EXERCISE TASK — Exclude images, then output the remaining data verbatim.

★ ★ ★ ★ ★ ★ ★

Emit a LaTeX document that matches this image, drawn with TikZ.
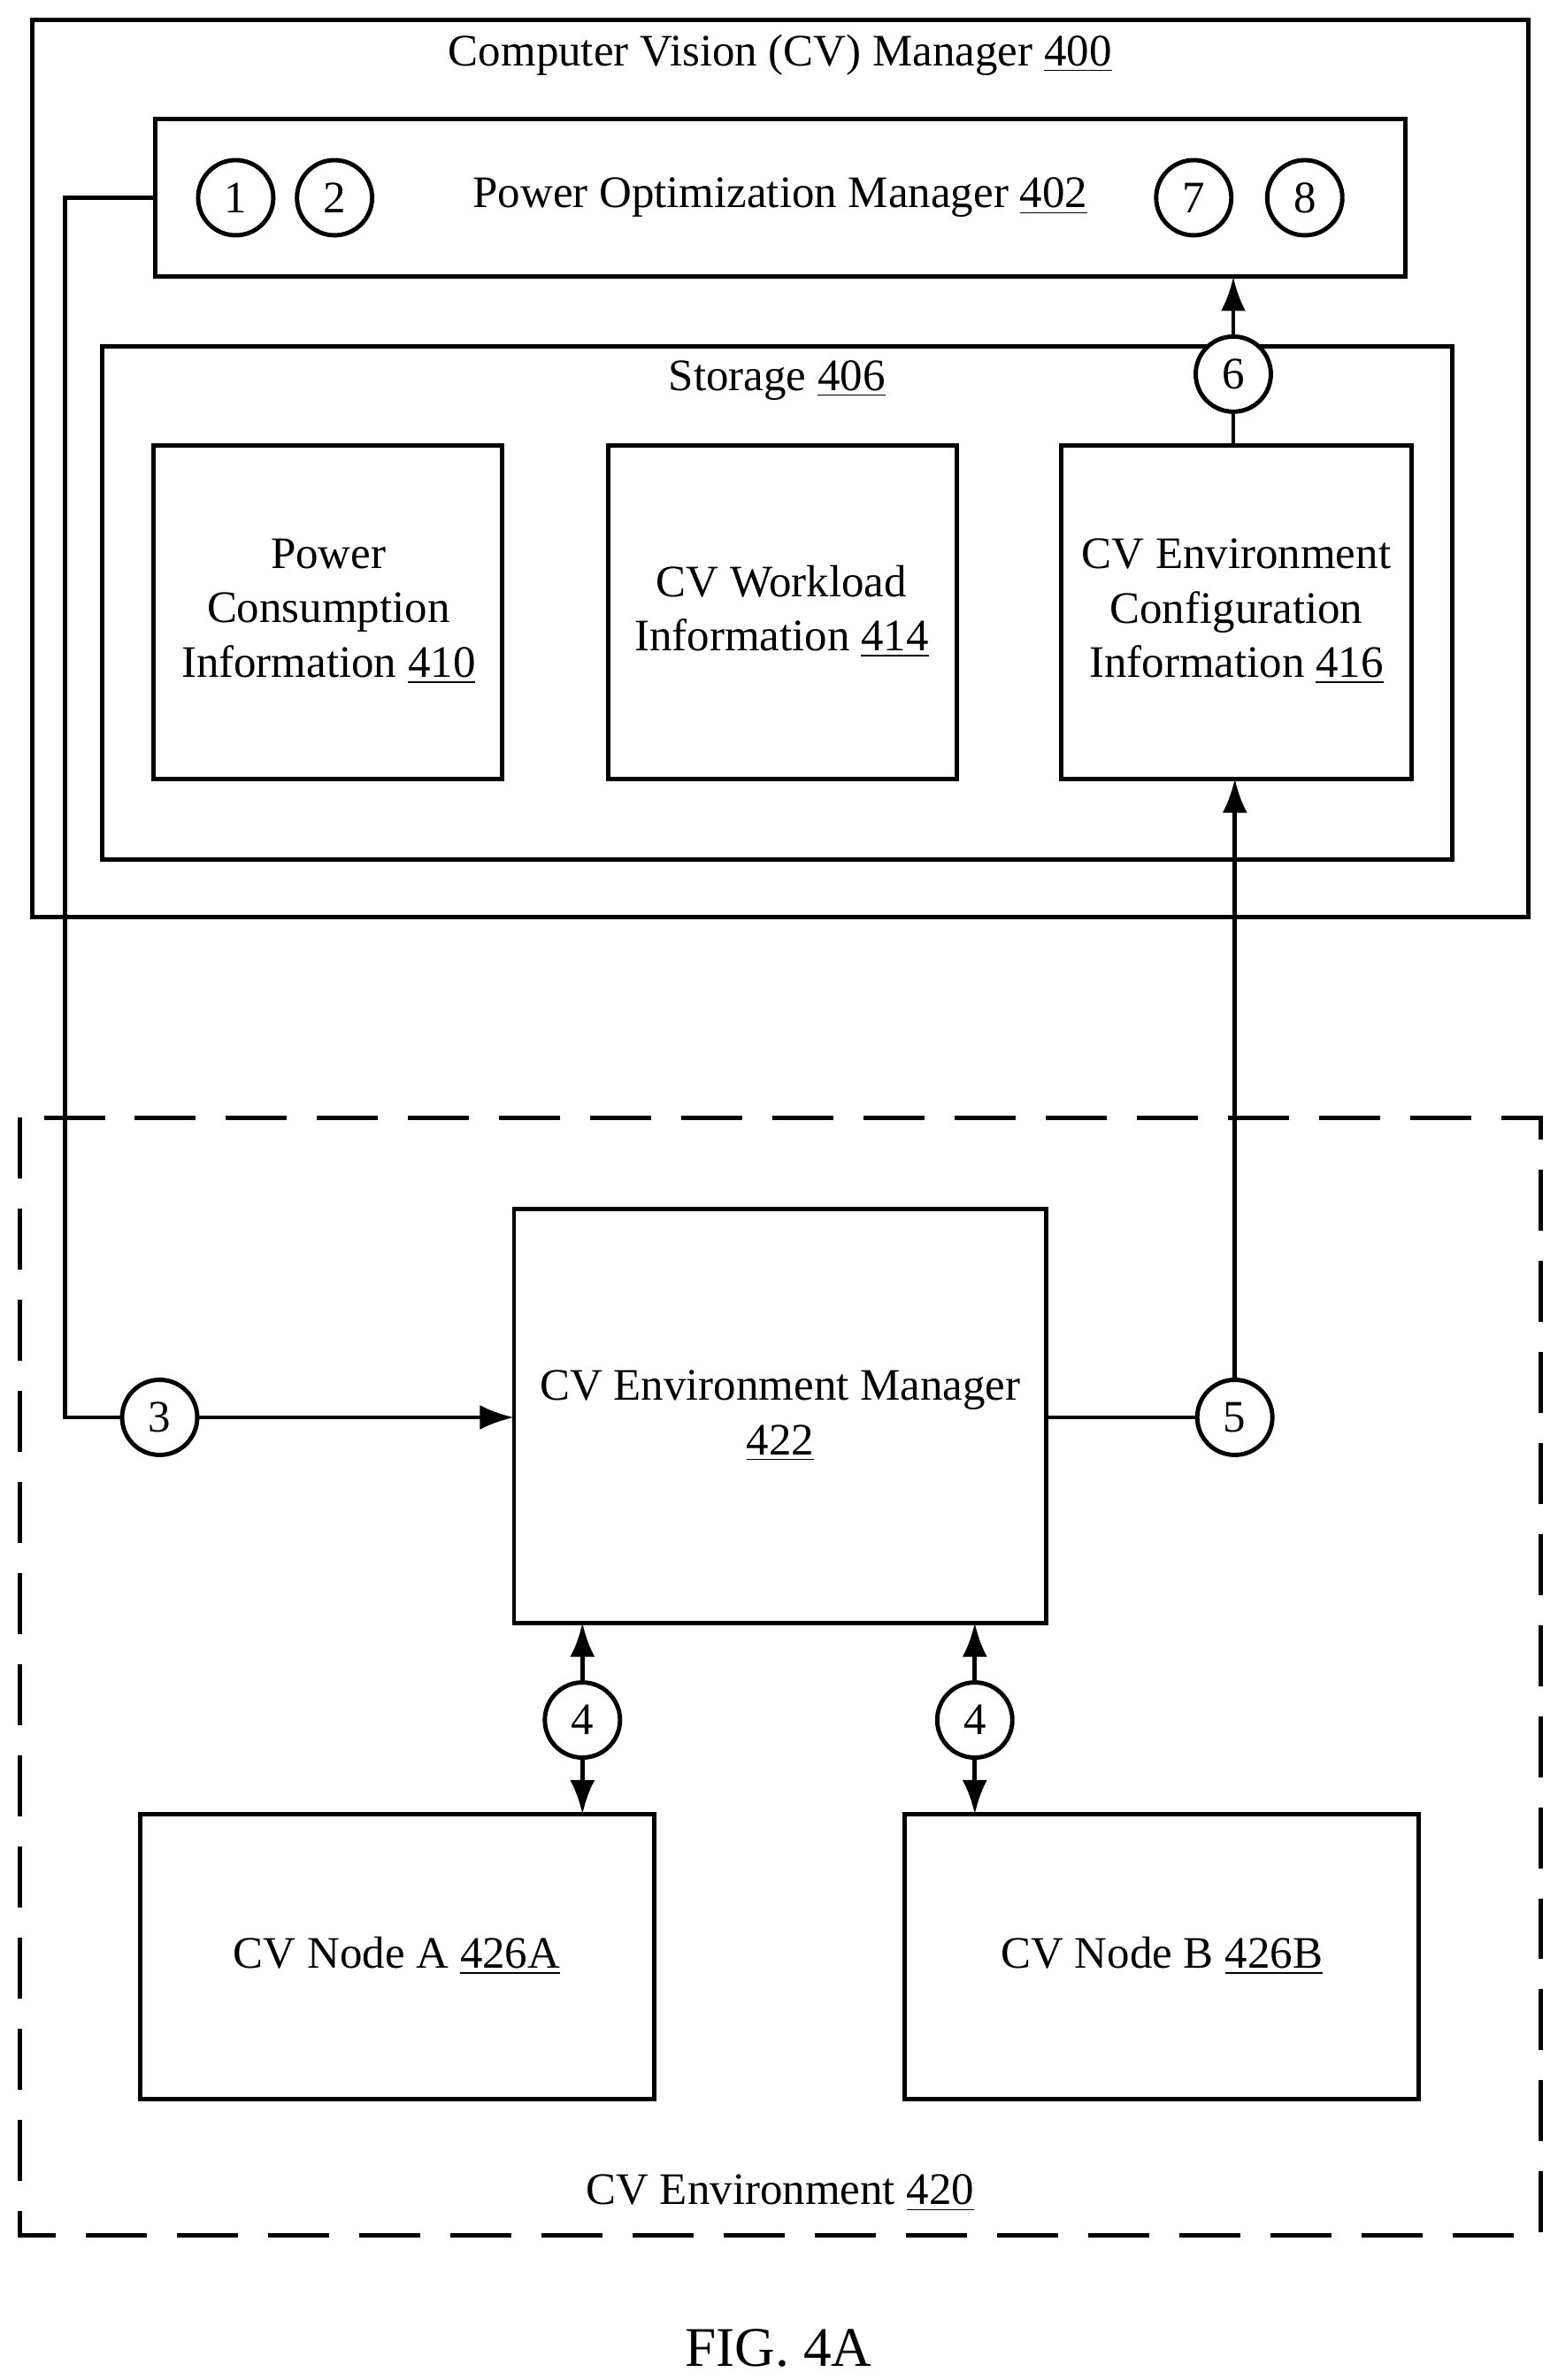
\documentclass[tikz,border=0pt]{standalone}
\usepackage{fontspec}
\setmainfont{Liberation Serif}
\usetikzlibrary{arrows.meta}
\begin{document}
\begin{tikzpicture}[x=0.01719cm,y=-0.01719cm,
  line width=1.4pt,
  every node/.style={font=\fontsize{14.5}{17.5}\selectfont},
  box/.style={draw,line width=1.4pt},
  stepc/.style={draw,circle,line width=1.4pt,minimum size=0.85cm,inner sep=0pt,fill=white},
  txt/.style={align=center},
  arr/.style={-{Latex[length=11pt,width=8pt]}},
  darr/.style={{Latex[length=11pt,width=8pt]}-{Latex[length=11pt,width=8pt]}}]
\useasboundingbox (0,0) rectangle (1024,1565);

% CV manager
\draw[box] (21,13) rectangle (1005,603);
\node[txt] (cvmlbl) at (513,36) {Computer Vision (CV) Manager \underline{400}};

% Power optimization manager
\draw[box] (102,78) rectangle (924,182);
\coordinate (pomL) at (102,130);
\coordinate (pomB) at (811,182);
\node[txt] (pomlbl) at (513,130) {Power Optimization Manager \underline{402}};
\node[stepc] (s1) at (155,130) {1};
\node[stepc] (s2) at (220,130) {2};
\node[stepc] (s7) at (785,130) {7};
\node[stepc] (s8) at (858,130) {8};

% Storage
\draw[box] (67,228) rectangle (955,565);
\node[txt] (stlbl) at (511,250) {Storage \underline{406}};
\draw[box] (101,293) rectangle (330,512);
\node[txt] (pci) at (216,402) {Power\\Consumption\\Information \underline{410}};
\draw[box] (400,293) rectangle (629,512);
\node[txt] (wli) at (514,402) {CV Workload\\Information \underline{414}};
\draw[box] (698,293) rectangle (928,512);
\node[txt] (eci) at (813,402) {CV Environment\\Configuration\\Information \underline{416}};
\coordinate (eciT) at (811,293);
\coordinate (eciB) at (812,512);

% CV environment
\draw[box,dash pattern=on 0.69cm off 0.34cm] (13,735) rectangle (1013,1470);
\node[txt] (envlbl) at (513,1442) {CV Environment \underline{420}};

\draw[box] (338,795) rectangle (688,1067);
\node[txt] (cvem) at (513,931) {CV Environment Manager\\\underline{422}};
\coordinate (cvemL) at (338,932);
\coordinate (cvemR) at (688,932);
\coordinate (cvemBa) at (383,1067);
\coordinate (cvemBb) at (641,1067);

\draw[box] (92,1193) rectangle (430,1380);
\node[txt] (nodeA) at (261,1286) {CV Node A \underline{426A}};
\draw[box] (595,1193) rectangle (933,1380);
\node[txt] (nodeB) at (764,1286) {CV Node B \underline{426B}};
\coordinate (nodeAT) at (383,1193);
\coordinate (nodeBT) at (641,1193);

% connectors
\draw[arr] (eciT) -- (pomB);
\node[stepc] (s6) at (811,246) {6};
\draw[arr] (pomL) -- (43,130) -- (43,932) -- (cvemL);
\node[stepc] (s3) at (105,932) {3};
\draw[arr] (cvemR) -- (812,932) -- (eciB);
\node[stepc] (s5) at (812,932) {5};
\draw[darr] (cvemBa) -- (nodeAT);
\node[stepc] (s4a) at (383,1131) {4};
\draw[darr] (cvemBb) -- (nodeBT);
\node[stepc] (s4b) at (641,1131) {4};

\node[font=\fontsize{18}{21}\selectfont,inner sep=1pt] (fig) at (512,1544) {FIG. 4A};
\end{tikzpicture}
\end{document}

★ ★ ★ ★ ★ ★ ★

RESPONSE TO THIS EXERCISE —
Emit a LaTeX document that matches this image, drawn with TikZ.
\documentclass[tikz,border=0pt]{standalone}
\usepackage{fontspec}
\setmainfont{Liberation Serif}
\usetikzlibrary{arrows.meta}
\begin{document}
\begin{tikzpicture}[x=0.01719cm,y=-0.01719cm,
  line width=1.4pt,
  every node/.style={font=\fontsize{14.5}{17.5}\selectfont},
  box/.style={draw,line width=1.4pt},
  stepc/.style={draw,circle,line width=1.4pt,minimum size=0.85cm,inner sep=0pt,fill=white},
  txt/.style={align=center},
  arr/.style={-{Latex[length=11pt,width=8pt]}},
  darr/.style={{Latex[length=11pt,width=8pt]}-{Latex[length=11pt,width=8pt]}}]
\useasboundingbox (0,0) rectangle (1024,1565);

% CV manager
\draw[box] (21,13) rectangle (1005,603);
\node[txt] (cvmlbl) at (513,36) {Computer Vision (CV) Manager \underline{400}};

% Power optimization manager
\draw[box] (102,78) rectangle (924,182);
\coordinate (pomL) at (102,130);
\coordinate (pomB) at (811,182);
\node[txt] (pomlbl) at (513,130) {Power Optimization Manager \underline{402}};
\node[stepc] (s1) at (155,130) {1};
\node[stepc] (s2) at (220,130) {2};
\node[stepc] (s7) at (785,130) {7};
\node[stepc] (s8) at (858,130) {8};

% Storage
\draw[box] (67,228) rectangle (955,565);
\node[txt] (stlbl) at (511,250) {Storage \underline{406}};
\draw[box] (101,293) rectangle (330,512);
\node[txt] (pci) at (216,402) {Power\\Consumption\\Information \underline{410}};
\draw[box] (400,293) rectangle (629,512);
\node[txt] (wli) at (514,402) {CV Workload\\Information \underline{414}};
\draw[box] (698,293) rectangle (928,512);
\node[txt] (eci) at (813,402) {CV Environment\\Configuration\\Information \underline{416}};
\coordinate (eciT) at (811,293);
\coordinate (eciB) at (812,512);

% CV environment
\draw[box,dash pattern=on 0.69cm off 0.34cm] (13,735) rectangle (1013,1470);
\node[txt] (envlbl) at (513,1442) {CV Environment \underline{420}};

\draw[box] (338,795) rectangle (688,1067);
\node[txt] (cvem) at (513,931) {CV Environment Manager\\\underline{422}};
\coordinate (cvemL) at (338,932);
\coordinate (cvemR) at (688,932);
\coordinate (cvemBa) at (383,1067);
\coordinate (cvemBb) at (641,1067);

\draw[box] (92,1193) rectangle (430,1380);
\node[txt] (nodeA) at (261,1286) {CV Node A \underline{426A}};
\draw[box] (595,1193) rectangle (933,1380);
\node[txt] (nodeB) at (764,1286) {CV Node B \underline{426B}};
\coordinate (nodeAT) at (383,1193);
\coordinate (nodeBT) at (641,1193);

% connectors
\draw[arr] (eciT) -- (pomB);
\node[stepc] (s6) at (811,246) {6};
\draw[arr] (pomL) -- (43,130) -- (43,932) -- (cvemL);
\node[stepc] (s3) at (105,932) {3};
\draw[arr] (cvemR) -- (812,932) -- (eciB);
\node[stepc] (s5) at (812,932) {5};
\draw[darr] (cvemBa) -- (nodeAT);
\node[stepc] (s4a) at (383,1131) {4};
\draw[darr] (cvemBb) -- (nodeBT);
\node[stepc] (s4b) at (641,1131) {4};

\node[font=\fontsize{18}{21}\selectfont,inner sep=1pt] (fig) at (512,1544) {FIG. 4A};
\end{tikzpicture}
\end{document}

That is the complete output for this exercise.